**Data entries:**
• • •
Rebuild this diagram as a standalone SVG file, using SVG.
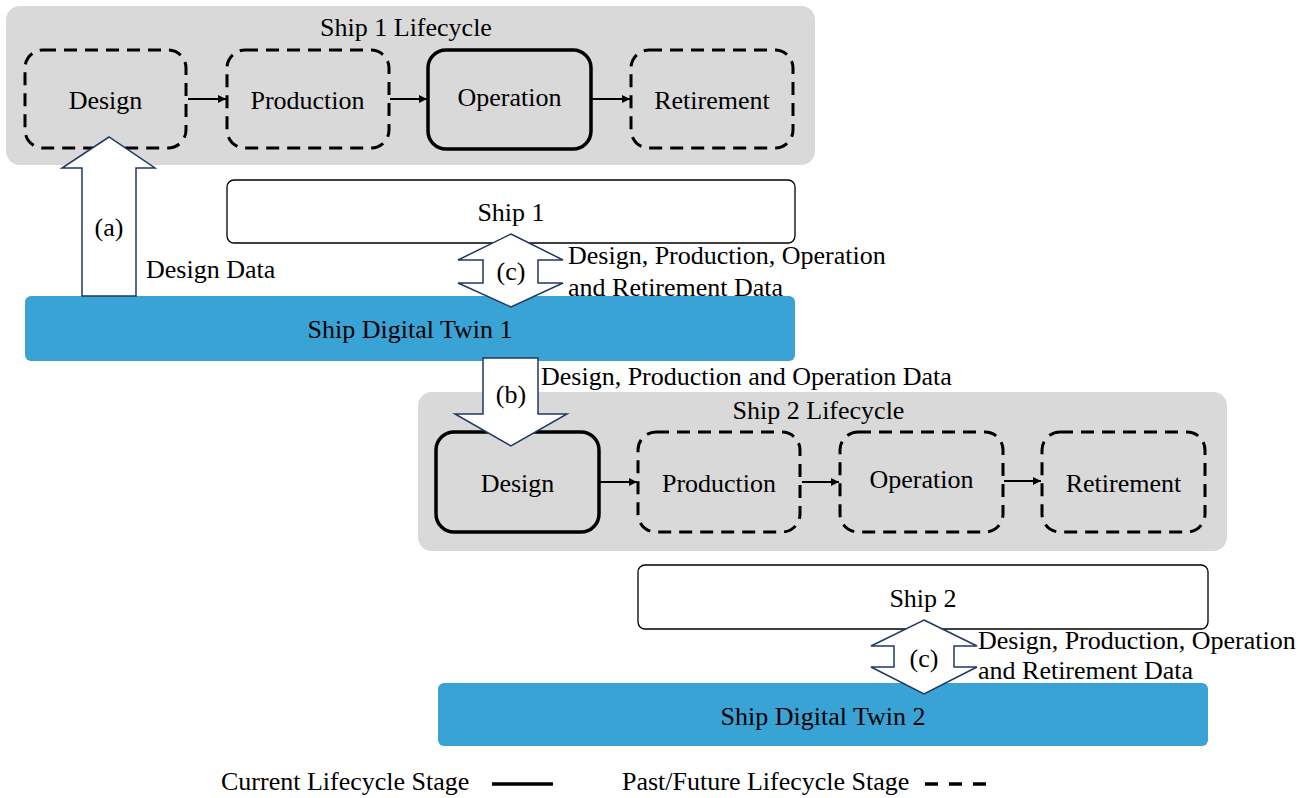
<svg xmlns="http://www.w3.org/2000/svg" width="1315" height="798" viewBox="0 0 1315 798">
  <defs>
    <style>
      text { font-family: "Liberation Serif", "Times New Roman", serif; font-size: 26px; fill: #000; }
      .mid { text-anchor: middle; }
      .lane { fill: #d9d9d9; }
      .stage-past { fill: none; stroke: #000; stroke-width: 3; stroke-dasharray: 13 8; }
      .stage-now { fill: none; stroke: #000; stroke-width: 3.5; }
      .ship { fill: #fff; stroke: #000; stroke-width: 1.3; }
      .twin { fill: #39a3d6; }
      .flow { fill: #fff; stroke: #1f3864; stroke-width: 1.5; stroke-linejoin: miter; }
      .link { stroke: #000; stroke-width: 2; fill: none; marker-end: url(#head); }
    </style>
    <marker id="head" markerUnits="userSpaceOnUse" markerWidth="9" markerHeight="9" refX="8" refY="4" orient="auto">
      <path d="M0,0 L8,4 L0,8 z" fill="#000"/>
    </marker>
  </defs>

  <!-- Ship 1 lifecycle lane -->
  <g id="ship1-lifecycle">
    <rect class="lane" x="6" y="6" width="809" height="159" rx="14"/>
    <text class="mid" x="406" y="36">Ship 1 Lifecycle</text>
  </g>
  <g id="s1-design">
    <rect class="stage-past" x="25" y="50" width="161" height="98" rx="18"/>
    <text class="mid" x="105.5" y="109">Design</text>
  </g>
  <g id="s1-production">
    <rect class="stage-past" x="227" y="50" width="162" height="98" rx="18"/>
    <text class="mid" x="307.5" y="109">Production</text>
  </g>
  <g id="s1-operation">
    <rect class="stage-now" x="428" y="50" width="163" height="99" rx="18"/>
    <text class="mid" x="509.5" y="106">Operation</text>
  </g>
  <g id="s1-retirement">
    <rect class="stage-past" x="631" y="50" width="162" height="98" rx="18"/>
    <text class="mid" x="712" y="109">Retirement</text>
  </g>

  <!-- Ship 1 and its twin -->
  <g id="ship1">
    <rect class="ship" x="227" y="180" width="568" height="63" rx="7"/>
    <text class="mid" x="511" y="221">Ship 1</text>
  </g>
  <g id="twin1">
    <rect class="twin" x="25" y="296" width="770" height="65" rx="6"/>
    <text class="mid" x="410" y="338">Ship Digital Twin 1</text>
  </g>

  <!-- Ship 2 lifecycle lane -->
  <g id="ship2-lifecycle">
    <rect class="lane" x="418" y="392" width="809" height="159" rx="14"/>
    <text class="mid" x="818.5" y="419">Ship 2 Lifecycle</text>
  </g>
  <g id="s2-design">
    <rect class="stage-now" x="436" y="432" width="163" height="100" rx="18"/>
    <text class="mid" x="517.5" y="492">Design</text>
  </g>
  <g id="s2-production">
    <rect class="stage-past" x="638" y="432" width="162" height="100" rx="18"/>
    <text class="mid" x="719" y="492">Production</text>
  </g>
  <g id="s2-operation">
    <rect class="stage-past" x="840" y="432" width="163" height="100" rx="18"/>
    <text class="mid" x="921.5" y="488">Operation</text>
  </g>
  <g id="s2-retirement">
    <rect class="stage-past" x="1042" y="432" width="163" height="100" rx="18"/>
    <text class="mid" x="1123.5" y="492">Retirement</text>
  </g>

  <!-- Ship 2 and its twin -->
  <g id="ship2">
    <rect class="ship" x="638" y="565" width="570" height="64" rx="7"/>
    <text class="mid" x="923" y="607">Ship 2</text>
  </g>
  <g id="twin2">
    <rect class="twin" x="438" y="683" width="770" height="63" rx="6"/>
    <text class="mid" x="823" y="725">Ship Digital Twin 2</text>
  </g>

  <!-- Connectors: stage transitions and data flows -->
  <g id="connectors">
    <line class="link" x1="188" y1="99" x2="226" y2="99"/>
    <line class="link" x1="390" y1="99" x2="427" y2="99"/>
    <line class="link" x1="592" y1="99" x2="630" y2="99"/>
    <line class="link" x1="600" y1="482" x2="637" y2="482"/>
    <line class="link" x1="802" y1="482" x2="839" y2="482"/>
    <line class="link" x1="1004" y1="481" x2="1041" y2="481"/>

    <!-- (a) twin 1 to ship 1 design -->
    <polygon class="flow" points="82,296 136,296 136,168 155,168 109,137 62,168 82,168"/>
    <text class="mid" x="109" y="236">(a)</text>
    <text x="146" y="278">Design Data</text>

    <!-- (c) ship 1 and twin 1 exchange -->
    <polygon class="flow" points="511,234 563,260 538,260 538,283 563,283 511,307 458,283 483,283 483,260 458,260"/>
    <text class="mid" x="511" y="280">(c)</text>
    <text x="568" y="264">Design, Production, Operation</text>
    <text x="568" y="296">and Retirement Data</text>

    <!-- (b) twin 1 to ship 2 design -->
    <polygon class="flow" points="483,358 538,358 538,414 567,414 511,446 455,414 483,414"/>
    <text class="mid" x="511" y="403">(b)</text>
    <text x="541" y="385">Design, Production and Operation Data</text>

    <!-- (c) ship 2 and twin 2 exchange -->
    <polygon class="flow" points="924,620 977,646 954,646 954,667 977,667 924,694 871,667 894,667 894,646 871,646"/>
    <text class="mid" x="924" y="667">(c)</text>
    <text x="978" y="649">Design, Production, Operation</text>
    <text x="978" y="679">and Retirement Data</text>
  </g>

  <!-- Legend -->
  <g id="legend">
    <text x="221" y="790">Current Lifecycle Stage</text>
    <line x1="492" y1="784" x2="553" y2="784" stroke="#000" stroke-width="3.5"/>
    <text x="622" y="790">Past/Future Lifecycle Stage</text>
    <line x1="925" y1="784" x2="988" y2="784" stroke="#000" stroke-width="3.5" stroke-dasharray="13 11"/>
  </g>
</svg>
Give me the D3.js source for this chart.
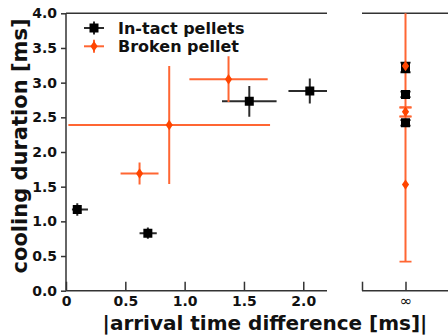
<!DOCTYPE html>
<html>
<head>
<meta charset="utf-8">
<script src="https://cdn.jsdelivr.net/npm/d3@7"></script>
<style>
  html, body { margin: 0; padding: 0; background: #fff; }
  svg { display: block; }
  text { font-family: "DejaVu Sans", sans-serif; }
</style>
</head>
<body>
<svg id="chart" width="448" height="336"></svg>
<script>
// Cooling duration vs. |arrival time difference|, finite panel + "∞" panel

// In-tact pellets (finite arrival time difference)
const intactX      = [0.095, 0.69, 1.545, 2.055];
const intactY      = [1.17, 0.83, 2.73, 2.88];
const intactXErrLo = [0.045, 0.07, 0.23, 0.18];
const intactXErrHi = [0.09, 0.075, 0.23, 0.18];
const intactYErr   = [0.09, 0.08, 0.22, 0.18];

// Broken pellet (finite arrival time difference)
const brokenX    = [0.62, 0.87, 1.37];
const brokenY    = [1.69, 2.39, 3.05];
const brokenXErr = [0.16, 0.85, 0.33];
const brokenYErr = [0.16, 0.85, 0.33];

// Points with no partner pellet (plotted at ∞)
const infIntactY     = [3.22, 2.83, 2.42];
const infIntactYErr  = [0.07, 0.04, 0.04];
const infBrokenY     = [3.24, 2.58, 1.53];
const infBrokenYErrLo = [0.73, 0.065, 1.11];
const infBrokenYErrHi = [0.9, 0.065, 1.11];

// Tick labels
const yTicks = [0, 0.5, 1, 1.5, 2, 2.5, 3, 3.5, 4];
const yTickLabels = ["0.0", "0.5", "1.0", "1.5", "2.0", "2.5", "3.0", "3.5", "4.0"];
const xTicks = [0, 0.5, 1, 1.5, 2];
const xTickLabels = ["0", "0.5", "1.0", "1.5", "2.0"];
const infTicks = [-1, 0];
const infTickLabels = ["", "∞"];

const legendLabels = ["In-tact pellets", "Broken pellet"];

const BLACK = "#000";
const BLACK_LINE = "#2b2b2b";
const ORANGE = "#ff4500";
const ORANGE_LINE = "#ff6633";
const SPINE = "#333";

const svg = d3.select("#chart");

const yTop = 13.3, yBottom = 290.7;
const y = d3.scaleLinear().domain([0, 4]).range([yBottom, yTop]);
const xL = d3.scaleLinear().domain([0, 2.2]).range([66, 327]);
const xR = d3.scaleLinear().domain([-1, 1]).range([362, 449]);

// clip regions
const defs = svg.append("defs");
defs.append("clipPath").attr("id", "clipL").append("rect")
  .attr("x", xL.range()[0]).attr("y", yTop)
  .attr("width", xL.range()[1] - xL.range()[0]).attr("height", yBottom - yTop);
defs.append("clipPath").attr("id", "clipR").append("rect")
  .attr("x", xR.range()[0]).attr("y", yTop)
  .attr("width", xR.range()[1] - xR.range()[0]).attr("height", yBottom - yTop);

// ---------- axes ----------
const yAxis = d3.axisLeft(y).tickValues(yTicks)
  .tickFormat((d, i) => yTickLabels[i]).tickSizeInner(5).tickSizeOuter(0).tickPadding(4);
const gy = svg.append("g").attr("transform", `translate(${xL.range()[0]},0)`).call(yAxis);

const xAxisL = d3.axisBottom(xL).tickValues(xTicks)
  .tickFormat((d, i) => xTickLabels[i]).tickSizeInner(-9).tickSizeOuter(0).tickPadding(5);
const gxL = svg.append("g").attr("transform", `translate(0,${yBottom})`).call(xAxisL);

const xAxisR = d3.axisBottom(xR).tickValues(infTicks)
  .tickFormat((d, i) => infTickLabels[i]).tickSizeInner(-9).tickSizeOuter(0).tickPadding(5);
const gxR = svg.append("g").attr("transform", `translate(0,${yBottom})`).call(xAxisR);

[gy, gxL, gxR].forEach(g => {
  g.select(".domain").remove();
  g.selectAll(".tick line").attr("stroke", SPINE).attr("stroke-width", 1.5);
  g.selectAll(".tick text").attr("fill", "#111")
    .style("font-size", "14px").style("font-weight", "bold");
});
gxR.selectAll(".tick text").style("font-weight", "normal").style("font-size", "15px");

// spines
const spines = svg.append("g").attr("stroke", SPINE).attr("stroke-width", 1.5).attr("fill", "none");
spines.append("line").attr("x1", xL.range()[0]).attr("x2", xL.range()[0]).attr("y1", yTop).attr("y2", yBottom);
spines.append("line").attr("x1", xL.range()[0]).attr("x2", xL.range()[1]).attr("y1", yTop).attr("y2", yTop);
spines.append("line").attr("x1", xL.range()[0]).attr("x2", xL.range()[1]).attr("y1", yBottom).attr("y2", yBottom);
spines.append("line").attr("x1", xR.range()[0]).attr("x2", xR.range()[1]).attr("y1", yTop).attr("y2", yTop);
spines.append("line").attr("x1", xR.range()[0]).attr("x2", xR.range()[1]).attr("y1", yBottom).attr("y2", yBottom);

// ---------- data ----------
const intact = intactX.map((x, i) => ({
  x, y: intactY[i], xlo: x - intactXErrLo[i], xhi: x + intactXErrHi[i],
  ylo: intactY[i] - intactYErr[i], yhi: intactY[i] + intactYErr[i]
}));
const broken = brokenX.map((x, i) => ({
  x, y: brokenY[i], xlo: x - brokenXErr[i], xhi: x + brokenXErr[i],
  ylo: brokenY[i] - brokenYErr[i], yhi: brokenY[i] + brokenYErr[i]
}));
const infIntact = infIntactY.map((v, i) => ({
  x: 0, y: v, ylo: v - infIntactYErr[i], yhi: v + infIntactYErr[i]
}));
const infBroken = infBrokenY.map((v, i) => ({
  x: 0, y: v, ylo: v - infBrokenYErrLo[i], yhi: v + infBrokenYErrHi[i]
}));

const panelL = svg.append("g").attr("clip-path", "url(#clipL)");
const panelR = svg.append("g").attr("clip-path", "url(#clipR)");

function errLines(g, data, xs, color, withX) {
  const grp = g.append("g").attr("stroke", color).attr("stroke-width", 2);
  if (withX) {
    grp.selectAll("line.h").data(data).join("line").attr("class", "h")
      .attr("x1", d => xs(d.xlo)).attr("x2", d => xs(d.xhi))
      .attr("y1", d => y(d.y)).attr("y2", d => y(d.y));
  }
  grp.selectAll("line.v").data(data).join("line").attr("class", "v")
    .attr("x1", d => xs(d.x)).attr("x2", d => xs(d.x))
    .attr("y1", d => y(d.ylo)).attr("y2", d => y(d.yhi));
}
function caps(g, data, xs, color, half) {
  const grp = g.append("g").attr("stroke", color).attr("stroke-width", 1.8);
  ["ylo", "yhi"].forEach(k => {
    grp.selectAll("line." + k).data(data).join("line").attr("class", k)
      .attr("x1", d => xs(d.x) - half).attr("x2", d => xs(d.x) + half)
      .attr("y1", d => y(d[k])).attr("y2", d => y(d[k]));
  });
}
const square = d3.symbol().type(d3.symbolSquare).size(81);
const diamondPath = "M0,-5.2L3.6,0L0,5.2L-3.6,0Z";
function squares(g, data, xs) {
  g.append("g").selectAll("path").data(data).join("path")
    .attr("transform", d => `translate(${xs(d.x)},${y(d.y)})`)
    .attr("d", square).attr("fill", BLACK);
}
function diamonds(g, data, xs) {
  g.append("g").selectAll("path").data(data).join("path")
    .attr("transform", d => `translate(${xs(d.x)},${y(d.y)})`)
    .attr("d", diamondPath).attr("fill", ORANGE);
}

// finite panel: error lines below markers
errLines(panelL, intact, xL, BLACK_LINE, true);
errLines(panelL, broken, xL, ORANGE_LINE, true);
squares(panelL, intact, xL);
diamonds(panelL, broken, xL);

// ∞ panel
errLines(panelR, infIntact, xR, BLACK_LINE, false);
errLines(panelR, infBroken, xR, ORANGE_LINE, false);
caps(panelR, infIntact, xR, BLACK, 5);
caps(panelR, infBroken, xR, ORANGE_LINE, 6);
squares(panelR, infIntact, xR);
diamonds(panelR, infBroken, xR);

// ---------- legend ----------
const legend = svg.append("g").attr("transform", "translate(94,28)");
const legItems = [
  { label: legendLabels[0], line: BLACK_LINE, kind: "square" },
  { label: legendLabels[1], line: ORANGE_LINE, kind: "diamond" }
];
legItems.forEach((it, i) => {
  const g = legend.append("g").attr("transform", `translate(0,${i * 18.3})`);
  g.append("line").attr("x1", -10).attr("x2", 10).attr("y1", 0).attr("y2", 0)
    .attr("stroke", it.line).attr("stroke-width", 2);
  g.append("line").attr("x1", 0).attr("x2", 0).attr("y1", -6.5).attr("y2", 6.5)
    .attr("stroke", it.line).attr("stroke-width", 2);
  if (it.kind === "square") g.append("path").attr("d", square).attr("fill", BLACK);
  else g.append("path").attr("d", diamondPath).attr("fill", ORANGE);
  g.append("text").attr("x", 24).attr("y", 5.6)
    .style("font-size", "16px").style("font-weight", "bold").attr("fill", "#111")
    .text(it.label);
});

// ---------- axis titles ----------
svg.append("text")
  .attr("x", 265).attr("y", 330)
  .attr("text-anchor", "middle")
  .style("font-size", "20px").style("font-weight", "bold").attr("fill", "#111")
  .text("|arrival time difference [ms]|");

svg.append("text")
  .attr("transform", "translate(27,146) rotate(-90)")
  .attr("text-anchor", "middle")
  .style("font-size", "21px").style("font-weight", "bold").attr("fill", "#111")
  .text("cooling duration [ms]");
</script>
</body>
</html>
• • •
**Your task:**
Give every line of the material that includes the string "chart".

**Response to this task:**
Give me the D3.js source for this chart.
<svg id="chart" width="448" height="336"></svg>
const svg = d3.select("#chart");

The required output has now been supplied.